DOTADIW means “do one thing and do it well.” Google it, and you’ll see it referred to as the “Unix philosophy.” Once you’re well familiar with how one thing is done well, you’re golden. You’re an expert at that one thing, and DOTADIW is for you, for one thing.
When doing one thing well, there is no interest in doing other things well, nor interest in how other things are done. No interest in compromise on doing something very well so that its more like other things. Hence, one thing “done well” is very much unlike other things “done well”, and being an expert at one thing does not help much with other things.
This is the world of Linux executables: arcane command line flags which summarize (often to the point of belying) how things work. This is the truth of regular expressions, of object relational mapping, and of domain specific languages. Once you learned the abstraction – you’ve freed yourself from the implementation details.
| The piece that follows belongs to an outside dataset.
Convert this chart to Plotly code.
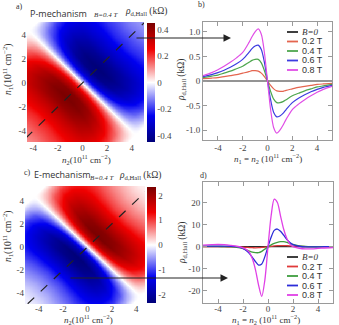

However, examining the details is often how one learns. Knowledge of regular expressions does not significantly aid object relational mapping. With Linux, a thorough understanding of “make” does not help with “sed” and “awk.” Hence we see many language specific implementations of common tasks. Java and Python developers seldom run and parse “ls” to get a directory listing – it’s simply easier to learn their language’s native implementation. The difficulty of mastering the details of simple commands (DSLs if you will) exceeds the difficulty of re-implementing them under the warm blanket of familiarity.
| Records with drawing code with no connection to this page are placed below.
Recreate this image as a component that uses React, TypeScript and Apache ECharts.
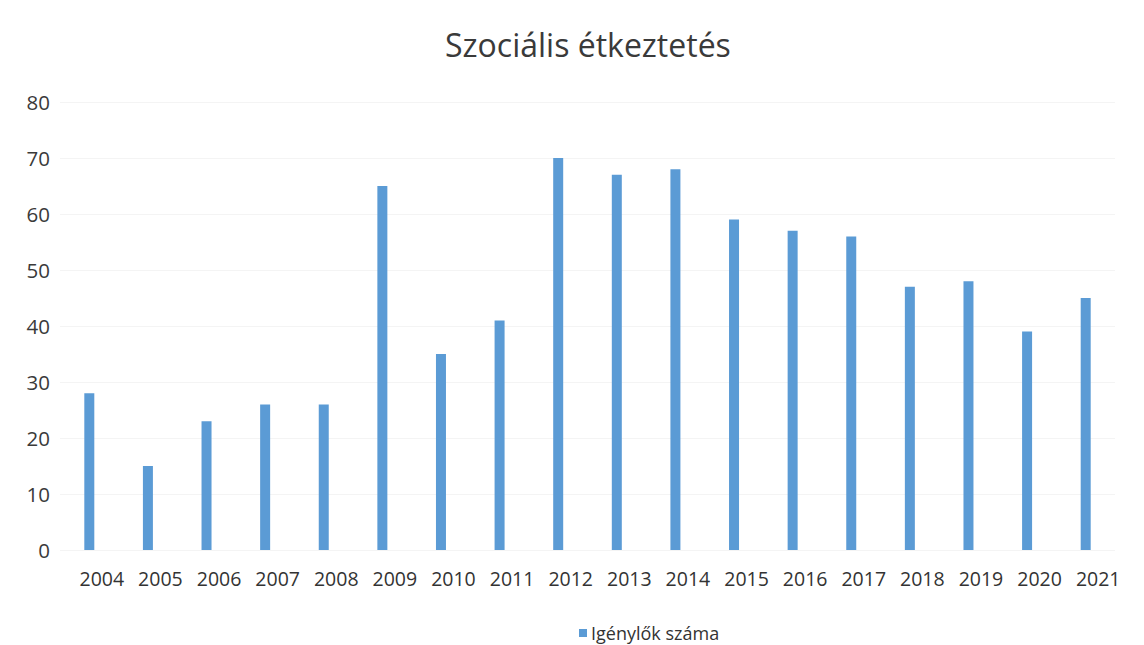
import React, { useEffect, useRef } from "react";
import * as echarts from "echarts";

const titleText = "Szociális étkeztetés";
const seriesName = "Igénylők száma";
const years = ["2004", "2005", "2006", "2007", "2008", "2009", "2010", "2011", "2012", "2013", "2014", "2015", "2016", "2017", "2018", "2019", "2020", "2021"];
const values = [28, 15, 23, 26, 26, 65, 35, 41, 70, 67, 68, 59, 57, 56, 47, 48, 39, 45];

export default function App() {
  const ref = useRef<HTMLDivElement>(null);
  useEffect(() => {
    if (!ref.current) return;
    const chart = echarts.init(ref.current, null, { renderer: "svg" });
    chart.setOption({
      animation: false,
      backgroundColor: "#ffffff",
      textStyle: { fontFamily: "Open Sans" },
      title: {
        text: titleText,
        left: 440,
        top: 23,
        textStyle: { fontSize: 32, fontWeight: "normal", color: "#3a3a3a", fontFamily: "Open Sans" },
      },
      legend: {
        top: 619,
        left: 574,
        itemWidth: 8,
        itemHeight: 8,
        icon: "rect",
        textStyle: { fontSize: 18, color: "#333333", fontFamily: "Open Sans", padding: [0, 0, 0, -1] },
        data: [seriesName],
      },
      grid: { left: 60, right: 29, top: 102, bottom: 95, containLabel: false },
      xAxis: {
        type: "category",
        data: years,
        axisLine: { show: false },
        axisTick: { show: false },
        axisLabel: { fontSize: 19.5, color: "#333333", margin: 18, interval: 0, padding: [0, 0, 0, 25] },
      },
      yAxis: {
        type: "value",
        min: 0,
        max: 80,
        interval: 10,
        axisLine: { show: false },
        axisTick: { show: false },
        axisLabel: { fontSize: 20.5, color: "#3a3a3a", margin: 10 },
        splitLine: { lineStyle: { color: "#f4f4f4", width: 1 } },
      },
      series: [
        {
          name: seriesName,
          type: "bar",
          data: values,
          barWidth: 10,
          itemStyle: { color: "#5b9bd5" },
        },
      ],
    });
    return () => chart.dispose();
  }, []);
  return <div ref={ref} style={{ position: "fixed", left: 0, top: 0, width: 1144, height: 645 }} />;
}
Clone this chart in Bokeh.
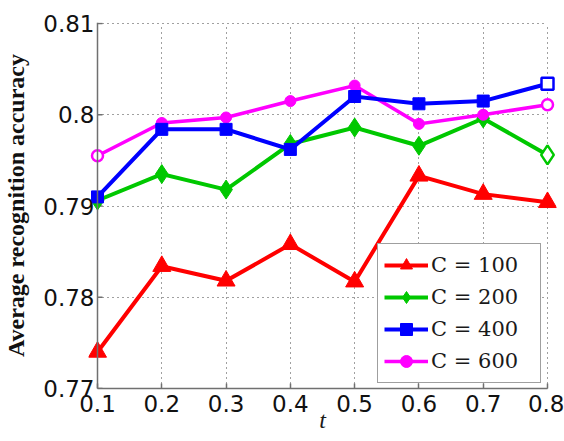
from bokeh.plotting import figure
from bokeh.models import (Range1d, FixedTicker, CustomJSTickFormatter, Legend,
                          LegendItem, Span, ColumnDataSource)
from bokeh.embed import file_html
from bokeh.resources import INLINE

# Parameter t on the x axis
t_values = [0.1, 0.2, 0.3, 0.4, 0.5, 0.6, 0.7, 0.8]

# Average recognition accuracy for each number of clusters C
acc_c100 = [0.7740, 0.7834, 0.7818, 0.7858, 0.7817, 0.7933, 0.7913, 0.7904]
acc_c200 = [0.7906, 0.7935, 0.7918, 0.7968, 0.7986, 0.7966, 0.7996, 0.7956]
acc_c400 = [0.7910, 0.7984, 0.7984, 0.7962, 0.8020, 0.8012, 0.8015, 0.8034]
acc_c600 = [0.7955, 0.7991, 0.7997, 0.8015, 0.8032, 0.7990, 0.8000, 0.8011]

series_labels = ["C = 100", "C = 200", "C = 400", "C = 600"]
x_ticks = [0.1, 0.2, 0.3, 0.4, 0.5, 0.6, 0.7, 0.8]
y_ticks = [0.77, 0.78, 0.79, 0.80, 0.81]

series_values = {
    "C = 100": acc_c100,
    "C = 200": acc_c200,
    "C = 400": acc_c400,
    "C = 600": acc_c600,
}

styles = {
    "C = 100": dict(color="#ff0000", marker="triangle", size=18, lw=4),
    "C = 200": dict(color="#00c800", marker="diamond", size=19, lw=4),
    "C = 400": dict(color="#0000ff", marker="square", size=12, lw=4),
    "C = 600": dict(color="#ff00ff", marker="circle", size=11, lw=3.5),
}
# markers drawn open (white centre) at these positions
open_markers = {"C = 200": [7], "C = 400": [7], "C = 600": [0, 7]}

AXIS_GRAY = "#707070"

x_lo, x_hi = x_ticks[0], x_ticks[-1]
y_lo, y_hi = y_ticks[0], y_ticks[-1]
# a little room left/right so the end markers are not cut by the frame
pad_x = (x_hi - x_lo) * 9 / 450
pad_y = (y_hi - y_lo) * 1 / 365

p = figure(width=564, height=441,
           x_range=Range1d(x_lo - pad_x, x_hi + pad_x),
           y_range=Range1d(y_lo, y_hi + pad_y),
           min_border_left=88, min_border_right=8,
           min_border_top=22, min_border_bottom=53,
           output_backend="svg", toolbar_location=None, tools="")
p.outline_line_color = None
p.background_fill_color = "white"
p.border_fill_color = "white"

fmt = CustomJSTickFormatter(code="return String(Math.round(tick * 100) / 100);")

for ax, ticks in ((p.xaxis[0], x_ticks), (p.yaxis[0], y_ticks)):
    ax.ticker = FixedTicker(ticks=ticks)
    ax.formatter = fmt
    ax.minor_tick_line_color = None
    ax.major_tick_out = 0
    ax.major_label_text_font = "DejaVu Sans"
    ax.major_label_text_font_size = "23px"
    ax.major_label_text_color = "#111111"

# bottom axis: solid line between the first and last tick, ticks pointing inward
xa = p.xaxis[0]
xa.bounds = (x_lo, x_hi)
xa.axis_line_color = AXIS_GRAY
xa.axis_line_width = 1.5
xa.major_tick_line_color = AXIS_GRAY
xa.major_tick_line_width = 1.5
xa.major_tick_in = 5
xa.major_label_standoff = 6
xa.axis_label = "t"
xa.axis_label_text_font = "Liberation Serif"
xa.axis_label_text_font_style = "italic"
xa.axis_label_text_font_size = "24px"
xa.axis_label_text_color = "#1a1a1a"
xa.axis_label_standoff = -8

# left axis: labels only; its line and ticks are drawn at t = 0.1 below
ya = p.yaxis[0]
ya.axis_line_color = None
ya.major_tick_line_color = None
ya.major_tick_in = 0
ya.major_label_standoff = -6
ya.axis_label = "Average recognition accuracy"
ya.axis_label_text_font = "Liberation Serif"
ya.axis_label_text_font_style = "bold"
ya.axis_label_text_font_size = "24px"
ya.axis_label_text_color = "#111111"
ya.axis_label_standoff = 11

for grid, ticks, cross in ((p.xgrid[0], x_ticks, (y_lo, y_hi)),
                           (p.ygrid[0], y_ticks, (x_lo, x_hi))):
    grid.ticker = FixedTicker(ticks=ticks)
    grid.cross_bounds = cross
    grid.grid_line_color = "#404040"
    grid.grid_line_width = 1
    grid.grid_line_dash = "1 4"

p.add_layout(Span(location=x_lo, dimension="height", line_color=AXIS_GRAY,
                  line_width=1.5))
p.ray(x=[x_lo] * len(y_ticks), y=y_ticks, length=5, length_units="screen",
      angle=0, line_color=AXIS_GRAY, line_width=1.5)

# draw order: red, green, magenta, blue on top
draw_order = ["C = 100", "C = 200", "C = 600", "C = 400"]
renderers = {}
for name in draw_order:
    st = styles[name]
    vals = series_values[name]
    fills = [st["color"]] * len(vals)
    widths = [1.0] * len(vals)
    for i in open_markers.get(name, []):
        fills[i] = "white"
        widths[i] = 2.5
    src = ColumnDataSource(dict(t=t_values, acc=vals, fill=fills, lw=widths))
    line_r = p.line("t", "acc", source=src, line_color=st["color"],
                    line_width=st["lw"], line_join="miter")
    mark_r = p.scatter("t", "acc", source=src, marker=st["marker"], size=st["size"],
                       fill_color="fill", line_color=st["color"], line_width="lw")
    renderers[name] = (line_r, mark_r)

items = [LegendItem(label=name, renderers=list(renderers[name]), index=1)
         for name in series_labels]
legend = Legend(items=items, location=(289, 5), margin=0, padding=6, spacing=2,
                glyph_width=44, glyph_height=30, label_height=24, label_width=103,
                label_standoff=3, label_text_font="DejaVu Serif",
                label_text_font_size="21px", label_text_color="#1a1a1a",
                border_line_color="#404040", border_line_width=1,
                background_fill_color="white", background_fill_alpha=1.0)
p.add_layout(legend)

open("out.html", "w").write(file_html(p, INLINE))
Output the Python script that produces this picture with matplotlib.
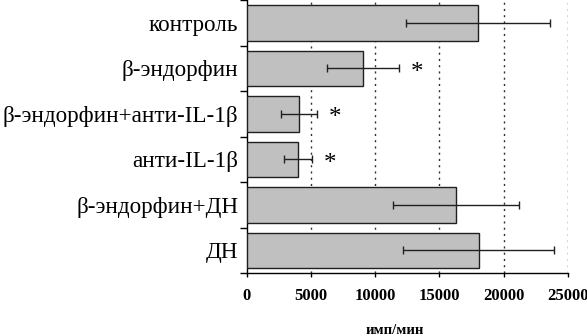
import numpy as np
import matplotlib
matplotlib.use("Agg")
import matplotlib.pyplot as plt

# data
groups = ["контроль", "β-эндорфин", "β-эндорфин+анти-IL-1β",
          "анти-IL-1β", "β-эндорфин+ДН", "ДН"]
values = [18000, 9050, 4100, 4020, 16320, 18050]
errors = [5600, 2800, 1400, 1100, 4900, 5900]
significant = [False, True, True, True, False, False]
xticks = [0, 5000, 10000, 15000, 20000, 25000]

plt.rcParams["font.family"] = ["Liberation Serif", "DejaVu Serif"]

fig = plt.figure(figsize=(5.87, 3.36), dpi=100)
ax = fig.add_axes([0.42, 0.187, 0.5476, 0.813])

y = np.arange(len(groups))
ax.barh(y, values, height=0.78, color="#c0c0c0", edgecolor="#202020",
        linewidth=1.0, zorder=3)
ax.errorbar(values, y, xerr=errors, fmt="none", ecolor="#202020",
            elinewidth=1.0, capsize=3, capthick=1.0, zorder=4)

# asterisks next to significant groups
for yi, v, e, s in zip(y, values, errors, significant):
    if s:
        ax.text(v + e + 900, yi + 0.1, "*", fontsize=18, ha="left",
                va="center", zorder=5)

ax.set_ylim(len(groups) - 0.5, -0.5)
ax.set_xlim(0, 25000)

# category labels between boundary ticks
ax.set_yticks(np.arange(len(groups) + 1) - 0.5)
ax.set_yticklabels([])
ax.set_yticks(y, minor=True)
ax.set_yticklabels(groups, minor=True, fontsize=16.7)
ax.tick_params(axis="y", which="major", direction="out", length=5, width=1)
ax.tick_params(axis="y", which="minor", length=0, pad=6)

ax.set_xticks(xticks)
ax.set_xticklabels([str(t) for t in xticks], fontsize=12, fontweight="bold")
ax.tick_params(axis="x", direction="out", length=3, width=1, pad=8)

for xv in xticks[1:]:
    ax.axvline(xv, color="#303030", linestyle=(0, (1.5, 3)), linewidth=1.0,
               zorder=1)

ax.spines["top"].set_visible(False)
ax.spines["right"].set_visible(False)
ax.spines["left"].set_linewidth(1.0)
ax.spines["bottom"].set_linewidth(1.0)

fig.text(395 / 587, 1 - 330 / 336, "имп/мин", fontsize=10.5, fontweight="bold",
         ha="center", va="center")

fig.savefig("out.png", dpi=100)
This is, of course, because simple commands often hide immense complexities. An abstraction may help you or hurt you (consider the variety of regular expressions purporting to parse phone numbers, or ORM’s label as the “Vietnam of Computer Science”). [In truth, there is no guarantee of positive ends, only of summary action.] Hence, the hiding of complexity – particularly as it pertains to learning domain specific languages – should not be considered a virtue.
This argument / claim above applies to “Linux proficiency”: familiarity with a proven, ragtag assemblage of GNU applications that must be mastered individually and not as a group. There is little familiarity upon which new commands become easier to master (beyond knowledge of basic shell features).
… and I simply find that interesting.